§ Set task
Keep the images out and copy every entry below exactly.
————————
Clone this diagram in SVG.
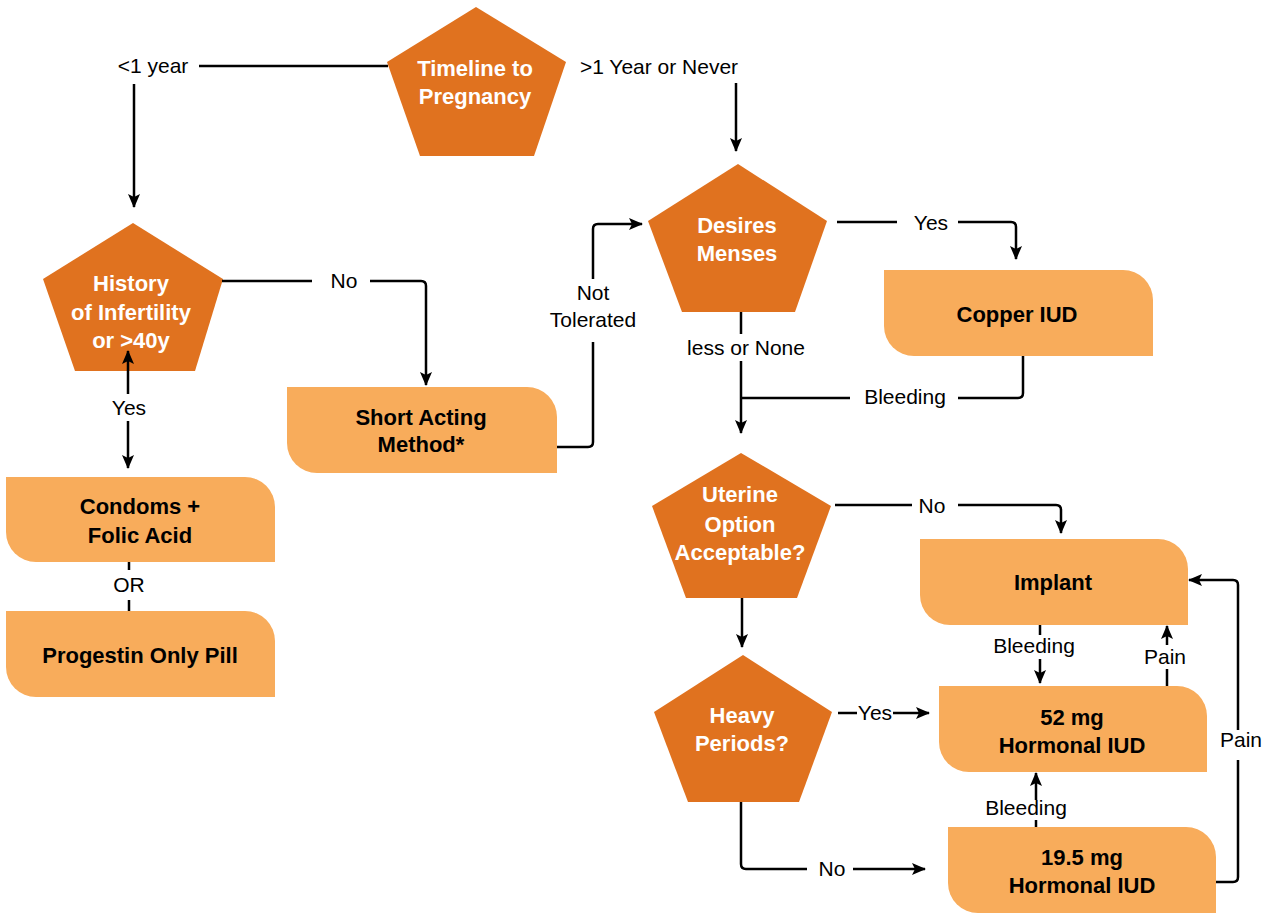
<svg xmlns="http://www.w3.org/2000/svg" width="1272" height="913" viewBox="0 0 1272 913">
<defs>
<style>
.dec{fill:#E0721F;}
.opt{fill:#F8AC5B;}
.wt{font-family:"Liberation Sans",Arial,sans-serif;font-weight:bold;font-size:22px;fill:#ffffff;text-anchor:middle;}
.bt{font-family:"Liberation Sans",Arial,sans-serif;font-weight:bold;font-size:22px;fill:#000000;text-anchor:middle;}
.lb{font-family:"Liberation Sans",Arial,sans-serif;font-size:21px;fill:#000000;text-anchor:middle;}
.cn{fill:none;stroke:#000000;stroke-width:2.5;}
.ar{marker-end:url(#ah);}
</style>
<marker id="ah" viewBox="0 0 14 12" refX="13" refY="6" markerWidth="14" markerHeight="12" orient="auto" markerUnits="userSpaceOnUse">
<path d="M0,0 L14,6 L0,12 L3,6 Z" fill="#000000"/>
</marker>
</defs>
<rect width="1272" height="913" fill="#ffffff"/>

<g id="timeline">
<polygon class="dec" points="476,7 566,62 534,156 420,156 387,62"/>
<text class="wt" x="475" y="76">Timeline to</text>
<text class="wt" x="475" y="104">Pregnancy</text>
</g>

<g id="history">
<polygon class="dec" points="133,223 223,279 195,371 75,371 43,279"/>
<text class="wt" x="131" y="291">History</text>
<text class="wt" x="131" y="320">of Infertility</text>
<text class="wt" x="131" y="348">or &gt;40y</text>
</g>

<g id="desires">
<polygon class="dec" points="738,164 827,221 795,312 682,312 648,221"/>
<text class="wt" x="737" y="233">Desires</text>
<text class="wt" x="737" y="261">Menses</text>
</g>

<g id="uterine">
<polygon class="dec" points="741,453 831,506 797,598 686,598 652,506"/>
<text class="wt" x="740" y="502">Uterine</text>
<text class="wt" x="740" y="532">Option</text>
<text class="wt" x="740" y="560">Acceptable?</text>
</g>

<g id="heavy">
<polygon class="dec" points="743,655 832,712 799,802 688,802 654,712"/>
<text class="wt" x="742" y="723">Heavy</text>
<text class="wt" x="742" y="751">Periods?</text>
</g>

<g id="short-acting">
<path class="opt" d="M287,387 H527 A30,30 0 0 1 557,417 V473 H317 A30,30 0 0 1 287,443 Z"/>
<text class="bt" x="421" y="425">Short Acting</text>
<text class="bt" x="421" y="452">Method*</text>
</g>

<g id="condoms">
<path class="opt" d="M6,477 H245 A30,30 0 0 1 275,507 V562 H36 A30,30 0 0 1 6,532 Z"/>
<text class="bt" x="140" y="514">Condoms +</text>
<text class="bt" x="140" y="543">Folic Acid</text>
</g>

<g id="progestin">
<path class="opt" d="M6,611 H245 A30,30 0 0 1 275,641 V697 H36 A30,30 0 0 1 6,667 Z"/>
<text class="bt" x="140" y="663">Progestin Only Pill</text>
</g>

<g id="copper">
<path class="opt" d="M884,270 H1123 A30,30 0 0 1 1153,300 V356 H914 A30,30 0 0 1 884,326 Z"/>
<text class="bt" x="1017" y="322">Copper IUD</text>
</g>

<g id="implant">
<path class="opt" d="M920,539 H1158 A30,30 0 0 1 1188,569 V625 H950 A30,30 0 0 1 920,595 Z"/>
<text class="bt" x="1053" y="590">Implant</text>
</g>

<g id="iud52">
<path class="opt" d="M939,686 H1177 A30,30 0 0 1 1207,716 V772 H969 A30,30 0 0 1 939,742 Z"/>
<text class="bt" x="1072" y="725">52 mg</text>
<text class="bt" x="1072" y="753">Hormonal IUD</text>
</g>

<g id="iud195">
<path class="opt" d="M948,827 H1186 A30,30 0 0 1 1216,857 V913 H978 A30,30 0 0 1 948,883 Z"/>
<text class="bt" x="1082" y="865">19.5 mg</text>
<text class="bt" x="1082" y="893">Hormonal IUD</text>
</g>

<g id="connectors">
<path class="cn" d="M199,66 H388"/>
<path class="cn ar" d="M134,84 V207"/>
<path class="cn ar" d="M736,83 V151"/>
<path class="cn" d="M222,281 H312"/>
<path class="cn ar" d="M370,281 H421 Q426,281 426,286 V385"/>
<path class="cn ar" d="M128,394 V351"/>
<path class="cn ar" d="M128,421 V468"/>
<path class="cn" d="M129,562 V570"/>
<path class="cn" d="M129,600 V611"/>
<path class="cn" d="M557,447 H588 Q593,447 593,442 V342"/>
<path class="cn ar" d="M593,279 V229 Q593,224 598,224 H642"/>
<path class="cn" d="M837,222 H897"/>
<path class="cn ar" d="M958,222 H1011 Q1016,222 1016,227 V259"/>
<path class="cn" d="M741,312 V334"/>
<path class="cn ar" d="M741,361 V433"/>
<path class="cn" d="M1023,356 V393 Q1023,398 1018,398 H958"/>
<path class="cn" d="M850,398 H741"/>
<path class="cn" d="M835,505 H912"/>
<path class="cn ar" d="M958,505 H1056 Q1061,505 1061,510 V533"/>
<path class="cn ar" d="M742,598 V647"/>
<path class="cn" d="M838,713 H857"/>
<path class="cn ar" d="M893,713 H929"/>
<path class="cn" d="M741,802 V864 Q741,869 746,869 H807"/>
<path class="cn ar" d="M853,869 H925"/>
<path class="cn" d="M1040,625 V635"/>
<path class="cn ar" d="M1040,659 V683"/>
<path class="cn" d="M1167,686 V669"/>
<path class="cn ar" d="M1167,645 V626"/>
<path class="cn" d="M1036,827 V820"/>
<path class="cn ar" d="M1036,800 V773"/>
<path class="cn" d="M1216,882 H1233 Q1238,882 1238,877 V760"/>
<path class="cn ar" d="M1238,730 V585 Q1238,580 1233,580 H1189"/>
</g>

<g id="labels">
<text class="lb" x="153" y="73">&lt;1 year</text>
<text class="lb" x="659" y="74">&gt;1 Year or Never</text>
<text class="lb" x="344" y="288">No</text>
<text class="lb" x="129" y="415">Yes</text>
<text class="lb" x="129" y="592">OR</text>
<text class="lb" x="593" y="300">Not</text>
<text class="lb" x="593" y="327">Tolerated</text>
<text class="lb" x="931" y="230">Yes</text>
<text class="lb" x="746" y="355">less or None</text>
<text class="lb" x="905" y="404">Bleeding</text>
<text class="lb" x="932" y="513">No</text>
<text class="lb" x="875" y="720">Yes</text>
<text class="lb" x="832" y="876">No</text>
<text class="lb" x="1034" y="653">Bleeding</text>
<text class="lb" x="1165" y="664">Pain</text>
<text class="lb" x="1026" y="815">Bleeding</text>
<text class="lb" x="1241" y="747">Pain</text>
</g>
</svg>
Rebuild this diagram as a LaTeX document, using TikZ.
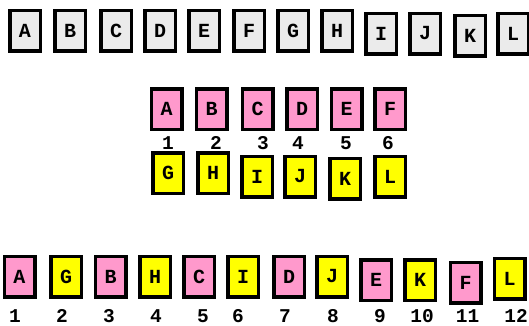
————————
§ Written solution
Clone this diagram in SVG.
<svg xmlns="http://www.w3.org/2000/svg" width="1272" height="913" viewBox="0 0 1272 913">
<defs>
<style>
.dec{fill:#E0721F;}
.opt{fill:#F8AC5B;}
.wt{font-family:"Liberation Sans",Arial,sans-serif;font-weight:bold;font-size:22px;fill:#ffffff;text-anchor:middle;}
.bt{font-family:"Liberation Sans",Arial,sans-serif;font-weight:bold;font-size:22px;fill:#000000;text-anchor:middle;}
.lb{font-family:"Liberation Sans",Arial,sans-serif;font-size:21px;fill:#000000;text-anchor:middle;}
.cn{fill:none;stroke:#000000;stroke-width:2.5;}
.ar{marker-end:url(#ah);}
</style>
<marker id="ah" viewBox="0 0 14 12" refX="13" refY="6" markerWidth="14" markerHeight="12" orient="auto" markerUnits="userSpaceOnUse">
<path d="M0,0 L14,6 L0,12 L3,6 Z" fill="#000000"/>
</marker>
</defs>
<rect width="1272" height="913" fill="#ffffff"/>

<g id="timeline">
<polygon class="dec" points="476,7 566,62 534,156 420,156 387,62"/>
<text class="wt" x="475" y="76">Timeline to</text>
<text class="wt" x="475" y="104">Pregnancy</text>
</g>

<g id="history">
<polygon class="dec" points="133,223 223,279 195,371 75,371 43,279"/>
<text class="wt" x="131" y="291">History</text>
<text class="wt" x="131" y="320">of Infertility</text>
<text class="wt" x="131" y="348">or &gt;40y</text>
</g>

<g id="desires">
<polygon class="dec" points="738,164 827,221 795,312 682,312 648,221"/>
<text class="wt" x="737" y="233">Desires</text>
<text class="wt" x="737" y="261">Menses</text>
</g>

<g id="uterine">
<polygon class="dec" points="741,453 831,506 797,598 686,598 652,506"/>
<text class="wt" x="740" y="502">Uterine</text>
<text class="wt" x="740" y="532">Option</text>
<text class="wt" x="740" y="560">Acceptable?</text>
</g>

<g id="heavy">
<polygon class="dec" points="743,655 832,712 799,802 688,802 654,712"/>
<text class="wt" x="742" y="723">Heavy</text>
<text class="wt" x="742" y="751">Periods?</text>
</g>

<g id="short-acting">
<path class="opt" d="M287,387 H527 A30,30 0 0 1 557,417 V473 H317 A30,30 0 0 1 287,443 Z"/>
<text class="bt" x="421" y="425">Short Acting</text>
<text class="bt" x="421" y="452">Method*</text>
</g>

<g id="condoms">
<path class="opt" d="M6,477 H245 A30,30 0 0 1 275,507 V562 H36 A30,30 0 0 1 6,532 Z"/>
<text class="bt" x="140" y="514">Condoms +</text>
<text class="bt" x="140" y="543">Folic Acid</text>
</g>

<g id="progestin">
<path class="opt" d="M6,611 H245 A30,30 0 0 1 275,641 V697 H36 A30,30 0 0 1 6,667 Z"/>
<text class="bt" x="140" y="663">Progestin Only Pill</text>
</g>

<g id="copper">
<path class="opt" d="M884,270 H1123 A30,30 0 0 1 1153,300 V356 H914 A30,30 0 0 1 884,326 Z"/>
<text class="bt" x="1017" y="322">Copper IUD</text>
</g>

<g id="implant">
<path class="opt" d="M920,539 H1158 A30,30 0 0 1 1188,569 V625 H950 A30,30 0 0 1 920,595 Z"/>
<text class="bt" x="1053" y="590">Implant</text>
</g>

<g id="iud52">
<path class="opt" d="M939,686 H1177 A30,30 0 0 1 1207,716 V772 H969 A30,30 0 0 1 939,742 Z"/>
<text class="bt" x="1072" y="725">52 mg</text>
<text class="bt" x="1072" y="753">Hormonal IUD</text>
</g>

<g id="iud195">
<path class="opt" d="M948,827 H1186 A30,30 0 0 1 1216,857 V913 H978 A30,30 0 0 1 948,883 Z"/>
<text class="bt" x="1082" y="865">19.5 mg</text>
<text class="bt" x="1082" y="893">Hormonal IUD</text>
</g>

<g id="connectors">
<path class="cn" d="M199,66 H388"/>
<path class="cn ar" d="M134,84 V207"/>
<path class="cn ar" d="M736,83 V151"/>
<path class="cn" d="M222,281 H312"/>
<path class="cn ar" d="M370,281 H421 Q426,281 426,286 V385"/>
<path class="cn ar" d="M128,394 V351"/>
<path class="cn ar" d="M128,421 V468"/>
<path class="cn" d="M129,562 V570"/>
<path class="cn" d="M129,600 V611"/>
<path class="cn" d="M557,447 H588 Q593,447 593,442 V342"/>
<path class="cn ar" d="M593,279 V229 Q593,224 598,224 H642"/>
<path class="cn" d="M837,222 H897"/>
<path class="cn ar" d="M958,222 H1011 Q1016,222 1016,227 V259"/>
<path class="cn" d="M741,312 V334"/>
<path class="cn ar" d="M741,361 V433"/>
<path class="cn" d="M1023,356 V393 Q1023,398 1018,398 H958"/>
<path class="cn" d="M850,398 H741"/>
<path class="cn" d="M835,505 H912"/>
<path class="cn ar" d="M958,505 H1056 Q1061,505 1061,510 V533"/>
<path class="cn ar" d="M742,598 V647"/>
<path class="cn" d="M838,713 H857"/>
<path class="cn ar" d="M893,713 H929"/>
<path class="cn" d="M741,802 V864 Q741,869 746,869 H807"/>
<path class="cn ar" d="M853,869 H925"/>
<path class="cn" d="M1040,625 V635"/>
<path class="cn ar" d="M1040,659 V683"/>
<path class="cn" d="M1167,686 V669"/>
<path class="cn ar" d="M1167,645 V626"/>
<path class="cn" d="M1036,827 V820"/>
<path class="cn ar" d="M1036,800 V773"/>
<path class="cn" d="M1216,882 H1233 Q1238,882 1238,877 V760"/>
<path class="cn ar" d="M1238,730 V585 Q1238,580 1233,580 H1189"/>
</g>

<g id="labels">
<text class="lb" x="153" y="73">&lt;1 year</text>
<text class="lb" x="659" y="74">&gt;1 Year or Never</text>
<text class="lb" x="344" y="288">No</text>
<text class="lb" x="129" y="415">Yes</text>
<text class="lb" x="129" y="592">OR</text>
<text class="lb" x="593" y="300">Not</text>
<text class="lb" x="593" y="327">Tolerated</text>
<text class="lb" x="931" y="230">Yes</text>
<text class="lb" x="746" y="355">less or None</text>
<text class="lb" x="905" y="404">Bleeding</text>
<text class="lb" x="932" y="513">No</text>
<text class="lb" x="875" y="720">Yes</text>
<text class="lb" x="832" y="876">No</text>
<text class="lb" x="1034" y="653">Bleeding</text>
<text class="lb" x="1165" y="664">Pain</text>
<text class="lb" x="1026" y="815">Bleeding</text>
<text class="lb" x="1241" y="747">Pain</text>
</g>
</svg>
Rebuild this diagram as a LaTeX document, using TikZ.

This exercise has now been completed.